Featured Comment by George Barr
: "I'm the proud owner of one of those lovely Dorothea Lange prints and have to say that Mike did a wonderful job of it. After I purchased his print, I downloaded the file from the Library of Congress and spent a few hours making my own edits, but none were as fine as Mike's and I resolved to just enjoy his print, which I continue to do. If Mike were to offer that print again, I'd strongly encourage getting his print of this classic of American photography."
Featured Comment by David: "OK Mike, I give up!! Which one is the original Dorothea Lange JPEG?!? I'm stumped and Im never gonna win the prize. :-( "
Mike replies: I know you're joking, David, but so as not to cause confusion, Dorothea took the picture with a Graflex Super D SLR (yes, SLR—and no, not DSLR), as shown in this old post, on 4x5 black-and-white film. The negative was the property of the U.S. government from the get-go and was never copyrighted—by law, it never can be. The first prints would have been made by FSA technicians back in Washington, although I'm not sure off the top of my head whether they or she would have developed the negative (there is limited space in my head, and the filing system is not the best).

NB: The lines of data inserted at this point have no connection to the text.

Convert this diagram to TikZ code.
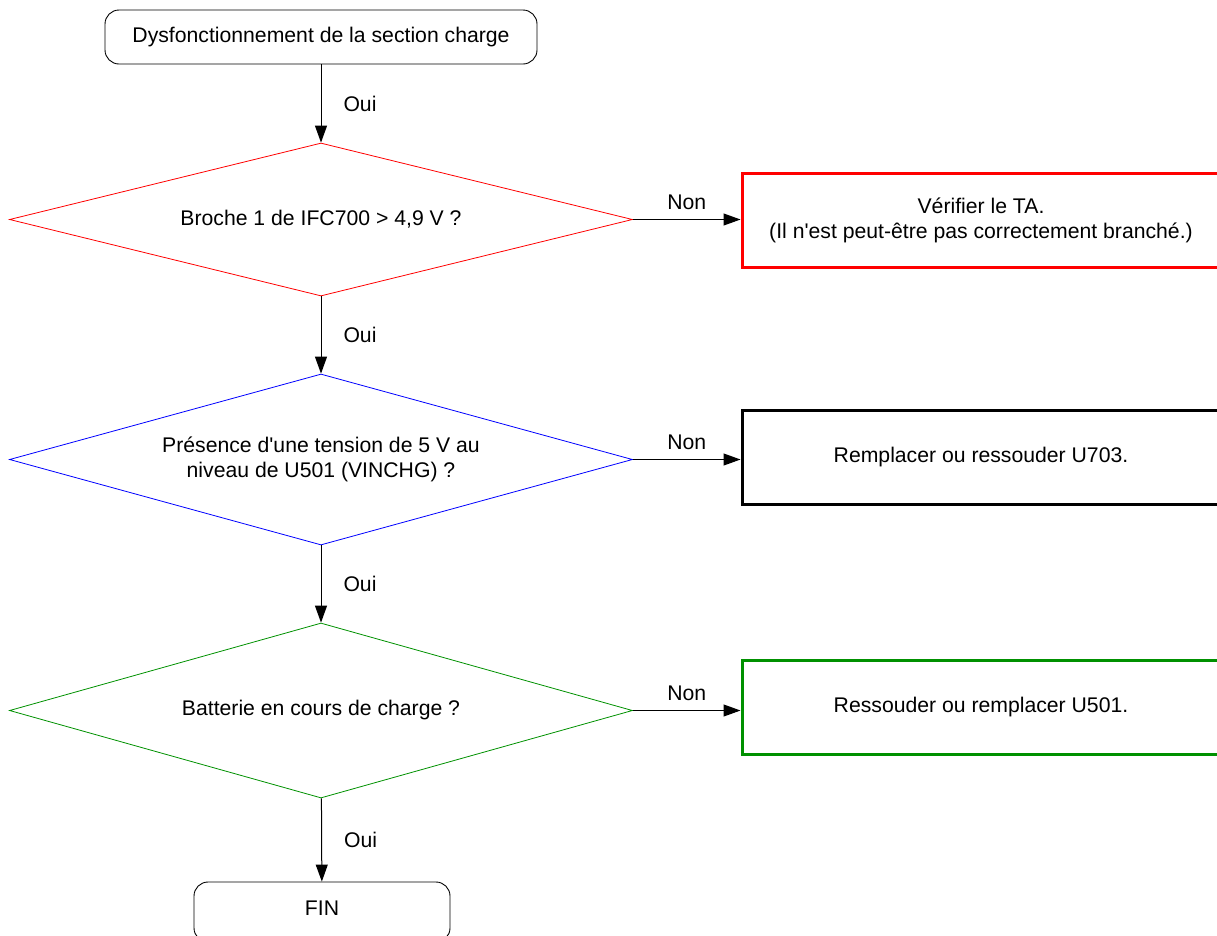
\documentclass[tikz,border=0pt]{standalone}
\usepackage{fontspec}
\setmainfont{Liberation Sans}
\usetikzlibrary{shapes.geometric,arrows.meta}
\definecolor{chkred}{RGB}{255,0,0}
\definecolor{chkblue}{RGB}{0,0,255}
\definecolor{chkgreen}{RGB}{0,145,0}
\begin{document}
\begin{tikzpicture}[x=1pt,y=-1pt,
  font=\fontsize{21.2}{24.5}\selectfont,
  terminal/.style={draw, rounded corners=14pt, line width=0.9pt, inner sep=0pt},
  decision/.style={diamond, draw, line width=0.8pt, inner sep=0pt, align=center,
                   shape aspect=4, minimum width=623pt},
  action/.style={draw, line width=3pt, inner sep=0pt, align=center,
                 minimum width=478pt, minimum height=94pt},
  flow/.style={draw, line width=1pt, -{Triangle[length=17pt,width=12pt]}},
  yeslbl/.style={midway, anchor=west, inner sep=0pt, xshift=22pt},
  nolbl/.style={midway, anchor=base, inner sep=0pt, yshift=10pt}]
\clip (0,0) rectangle (1217,935);

% main column
\node[terminal, minimum width=432pt, minimum height=54pt] (start) at (321,37)
  {Dysfonctionnement de la section charge};
\node[decision, draw=chkred, minimum height=153pt] (d1) at (321,219.5)
  {Broche 1 de IFC700 > 4,9 V ?};
\node[decision, draw=chkblue, minimum height=171pt] (d2) at (321,459.5)
  {Présence d\textquotesingle une tension de 5 V au\\niveau de U501 (VINCHG) ?};
\node[decision, draw=chkgreen, minimum height=175pt] (d3) at (321,710.5)
  {Batterie en cours de charge ?};
% end terminal runs past the lower edge
\node[terminal, minimum width=256pt, minimum height=60pt,
      text height=15pt, text depth=8pt] (fin) at (322,912)
  {FIN};

% corrective actions
\node[action, draw=chkred] (a1) at (981,220.5)
  {Vérifier le TA.\\(Il n\textquotesingle est peut-être pas correctement branché.)};
\node[action, draw=black] (a2) at (981,457)
  {Remplacer ou ressouder U703.};
\node[action, draw=chkgreen] (a3) at (981,707.5)
  {Ressouder ou remplacer U501.};

% connectors
\draw[flow] (start) -- (d1) node[yeslbl] {Oui};
\draw[flow] (d1) -- (d2) node[yeslbl] {Oui};
\draw[flow] (d2) -- (d3) node[yeslbl] {Oui};
\draw[flow] (d3) -- (fin) node[yeslbl] {Oui};
\draw[flow] (d1.east) -- (a1.west |- d1.east) node[nolbl] {Non};
\draw[flow] (d2.east) -- (a2.west |- d2.east) node[nolbl] {Non};
\draw[flow] (d3.east) -- (a3.west |- d3.east) node[nolbl] {Non};
\end{tikzpicture}
\end{document}
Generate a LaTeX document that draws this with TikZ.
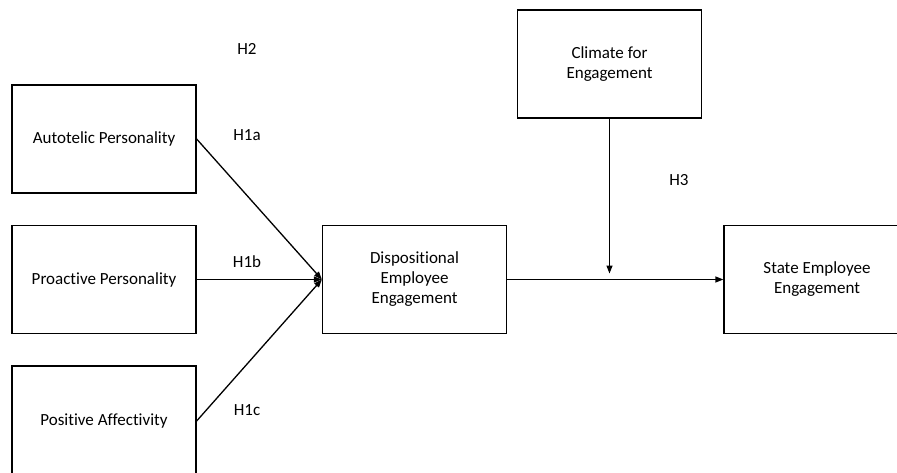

For some years, members of the public could buy inexpensive prints made from the original negative, but then, because of the picture's popularity, copy negatives began to be used. Again, not sure of the timeline. Now, the Library of Congress no longer makes traditional optical/chemical prints of the picture for sale—the Prints and Photographs Division sells inkjet prints made from a scan. Dorothea herself never earned any money from the picture, except indirectly; the subject, Florence Thompson, never earned any money from the picture, a fact she was bitter about later in her life; and as far as I know Dorothea never made "artist's prints" of the picture herself nor was able to sell fine prints of it.
Speaking of filing systems, the original FSA pictures were all printed more or less 8x10, mounted to black cardboard, and stored in row after row of filing cabinets, which as of 30 years ago still occupied the main reception room of the P&P Div. They've moved since then, so I don't know about now. Presumably, the Migrant Mother in those files would be the original vintage print of the image, but I never managed to find it there myself; possibly it had been stolen, or removed to prevent theft, or maybe I simply never looked in the right place.